Assim como "On The Beach", "Homegrown" é um álbum com certo tom sombrio. Grande parte das letras versam sobre o estado de espirito de Young na época  — em pleno baixo-astral depois de levar um pontapé na bunda da atriz Carrie Snodgrass, mãe de seu filho, Zeke. A derrocada pós fim de relacionamento está na superfície do disco, que se distancia do tom pastoral de "Harvest", mesmo que em breves momentos consigamos traçar paralelos entre ambos, assim como o cinza de "On The Beach" ainda continue a oferecer sua lembrança. O resultado é que após ouvirmos "Homegrown" com a devida atenção, um sombreio azul opaco permanece sobrevoando nossos pensamentos. E quer saber? Rick Danko estava certo, no conjunto da obra, "Tonight's The Night", que também é down aos extremos (mas essa é outra história), é muito superior a "Homegrown". De todo o modo, as canções de 1974/75 agora reavivadas são mais relevantes que grande parte do material acumulado por Young nesse século, exceto "Silver & Gold" (2001), seu Olimpo discográfico nos últimos 20 anos.

Entre os temas já conhecidos temos o divertido take de estúdio da faixa título, "Homegrown" (diferente da versão ao vivo que já conhecíamos da discografia oficial) e "Star of Bethlehen" (idêntica), duas gemas que ganharam luz em "American Stars N' Bars". "Love is A Rose", afamada pela releitura de Linda Rostadt, e muito semelhante a tomada inclusa em "Decade", coletânea lançada em 1978. "Little Wing" figura exatamente igual a abertura de "Hawks & Doves" e "White Line" está transfigurada da versão elétrica de "Ragged Glory", sem o Crazy Horse e centralizada no violão.

Das novas canções, devido a evidentes semelhanças com o minimalismo semiacústico, "Separate Ways" e "Try" poderiam figurar como outtakes de "Harvest". "Vacancy" é disparada uma das principais pérolas dessa leva, com a ambiência que nos rememora a eletricidade de seus melhores momentos nos anos 1970. "Mexico" traz apenas Neil e o piano, refletindo sobre sua fossa e sonhando com praias distantes. "Florida", um dos equívocos de "Homegrown", nos carrega de volta a confusa ambiência-narrativa de "Journey Through The Past". "Kansas" novamente versa sobre o tema monocromático da dor de cotovelo, mas por outro lado  — elevando a moral  — "We Don't Smoke It No More" nos joga na farra casual da marijuana,  resultando num blues youngnesco em clima de jam-session. .

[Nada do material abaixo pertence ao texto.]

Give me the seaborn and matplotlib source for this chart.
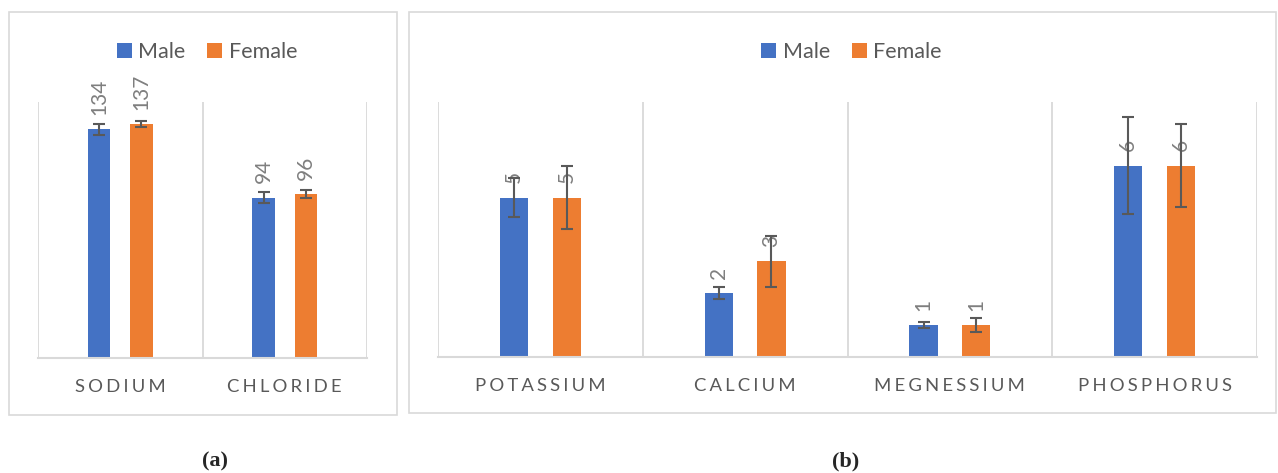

"Homegrown" não é o definitivo álbum perdido de Neil Young  — essa posição está preenchida por "Hitchhicker" (2017), mapa da mina de sua seminal produção acústica naquele período. Leia review AQUI.  De todo o modo, há traços do verdadeiro e genial compositor que ele é. Mesmo com altos e baixos, "Homegrown" pode ser considerado como porta lateral estratégica até o Éden de sua discografia.

Ouça o álbum completo.     

Comentários

  1. Cara, eu fico pensando nessa imagem: Chateau Marmont, em plena Sunset Boulevard de Los Angeles, local longe de ser apropriado para uma novena. Daí, se reúne a galera que se relata. Nenhum candidato a santo. Tudo e todos rolando e se enrolando, até que Neil coloca as fitas para rodarem. E vêm as músicas das quais hoje sabemos o teor. Imagino o anticlímax que deve ter tomado conta do ambiente. Que também não deve ter durado muito, porque eram músicas de Percival sendo escutadas, né? E eles se respeitavam - além de alguns terem participado das gravações. Mas que parece um choque de ambientes - físico e sonoro -, para mim, parece rs.